Satyam computer service was a lading outsourcing firm in India with a reported revenue of five hundred and fifty five million dollars and with a stated employee’s number of fifty three thousand. However, the company’s founder and chairperson, Ramalinga Raju, confessed to shocking fraud in the company’s balance sheet. According to his confession, the balance sheet did carry inflated cash of over one billion US dollars; seventy seven million dollars of non-existing accrued interest, two hundred and fifty million understated liability, and overstated receivables of over one hundred and one million dollars in US currency.

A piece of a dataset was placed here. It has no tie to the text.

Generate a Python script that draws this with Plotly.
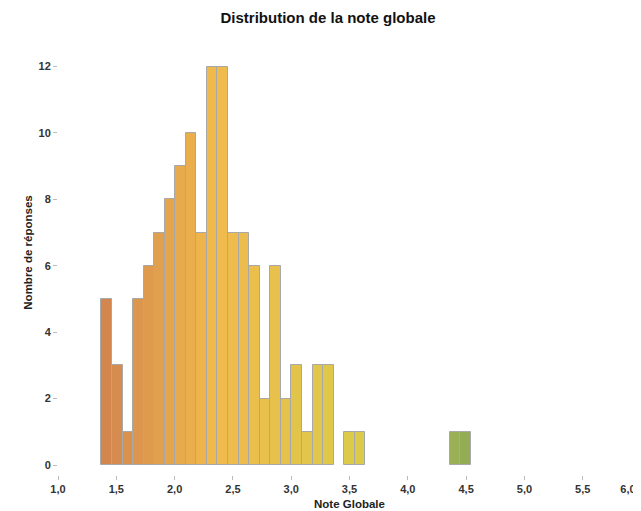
import plotly.graph_objects as go

# Bin centers (Note Globale) and counts (Nombre de réponses)
bin_centers = [1.417, 1.508, 1.599, 1.689, 1.780, 1.870, 1.961, 2.051, 2.142,
               2.232, 2.323, 2.413, 2.504, 2.594, 2.685, 2.776, 2.866, 2.957,
               3.047, 3.138, 3.228, 3.319, 3.500, 3.591, 4.406, 4.497]
counts = [5, 3, 1, 5, 6, 7, 8, 9, 10, 7, 12, 12, 7, 7, 6, 2, 6, 2, 3, 1, 3, 3,
          1, 1, 1, 1]
bin_width = 0.0906

x_tick_vals = [1.0, 1.5, 2.0, 2.5, 3.0, 3.5, 4.0, 4.5, 5.0, 5.5]
x_tick_text = ["1,0", "1,5", "2,0", "2,5", "3,0", "3,5", "4,0", "4,5", "5,0", "5,5"]
x_edge_tick_vals = [6.0]
x_edge_tick_text = ["6,0"]
y_tick_vals = [0, 2, 4, 6, 8, 10, 12]

colorscale = [
    [0.0, "#D3874E"],
    [0.30, "#F0BA4C"],
    [0.63, "#DEC84A"],
    [0.71, "#DCCB48"],
    [1.0, "#93AD55"],
]

fig = go.Figure(
    go.Bar(
        x=bin_centers,
        y=counts,
        width=bin_width,
        marker=dict(
            color=bin_centers,
            colorscale=colorscale,
            cmin=min(bin_centers),
            cmax=max(bin_centers),
            line=dict(color="#A8A8A8", width=1),
        ),
        showlegend=False,
    )
)
# empty helper trace so the overlaying axis (edge label) is drawn
fig.add_trace(go.Scatter(x=[], y=[], xaxis="x2", yaxis="y", showlegend=False, hoverinfo="skip"))

tick_font = dict(family="Liberation Sans, Arial, sans-serif", size=11, color="#333333")

# page body has an 8px default margin: the figure is sized/margined to compensate
fig.update_layout(
    width=633,
    height=503,
    margin=dict(l=50, r=0, t=22, b=36),
    plot_bgcolor="white",
    paper_bgcolor="white",
    font=dict(family="Liberation Sans, Arial, sans-serif", color="#222222"),
    title=dict(
        text="<b>Distribution de la note globale</b>",
        x=320 / 633, xanchor="center", y=1 - 10 / 503, yanchor="middle",
        xref="container",
        font=dict(size=15, color="#111111"),
    ),
    bargap=0,
    xaxis2=dict(
        overlaying="x", anchor="y", side="bottom", range=[1.0, 6.0],
        tickvals=x_edge_tick_vals,
        ticktext=["<b>%s</b>" % t for t in x_edge_tick_text],
        tickfont=tick_font, ticks="outside", ticklen=4, tickcolor="rgba(0,0,0,0)",
        ticklabelshift=-13, ticklabeloverflow="allow",
        showgrid=False, zeroline=False, showline=False, automargin=False,
    ),
)

fig.layout.xaxis.update(
    range=[1.0, 6.0],
    tickvals=x_tick_vals,
    ticktext=["<b>%s</b>" % t for t in x_tick_text],
    tickfont=tick_font,
    ticks="outside", ticklen=4, tickcolor="#BBBBBB", tickwidth=1,
    showgrid=False, zeroline=False, showline=False,
    automargin=False,
    title=dict(text="<b>Note Globale</b>", font=dict(size=11.5, color="#222222"), standoff=5),
)
fig.update_yaxes(
    range=[-0.3, 13.1],
    tickvals=y_tick_vals,
    ticktext=["<b>%d</b>" % v for v in y_tick_vals],
    tickfont=tick_font,
    ticks="outside", ticklen=4, tickcolor="#BBBBBB", tickwidth=1,
    showgrid=False, zeroline=False, showline=False,
    automargin=False,
    title=dict(text="<b>Nombre de réponses</b>", font=dict(size=11.5, color="#222222"), standoff=3),
)

fig.write_html("out.html")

Raju schemed the fraud back in 2002 at a time when American Depository Receipts (ADRs) were popular among foreign investors by maintaining two subaccounts within the company’s main bank account(Madan, 2013). Then, Raju cronies would operate the main bank account who gave two bank statements for the same account to the finance and account reconciliation (FAR) team. One of the statement was genuine while the other contained the fictitious information. However, the FAR team had to adopt the skewed document. Moreover, an inside team loyal to Raju developed a software to generate altered invoices with always overstated figure (Madan, 2013). Furthermore, the unrecorded loan was money lent to Satyam by private companies owned by Raju. Thirteen thousand employees were the overstated the number of employees and their salary diverted to Raju private accounts for personal wealth as per the investigating officer report. Al this fraud happened with the connivance of internal and statutory auditors such as Price Waterhouse India and Ola Ullsten. In the process, investors oblivious of the fraud invested in the company losing billions of dollars just a week after the case was uncovered.

Following the Raju’s confession to the fraud, Indian authorities put to account ten people including Raju but all are out on bail. PWI in the face of dented image suspended its chief relationship partner to Satyam due to his role in the fraud. Moreover, PCAOB and SEC penalized the five auditing firm a total of over seven million dollars for their failure to uncover the fraud (Madan, 2013). Lastly, permanently removing Pulavarathi Siva Prasd and Chintapatla Ravindernath from Institute of Accountants of India was the last final follow up effort on the fraud.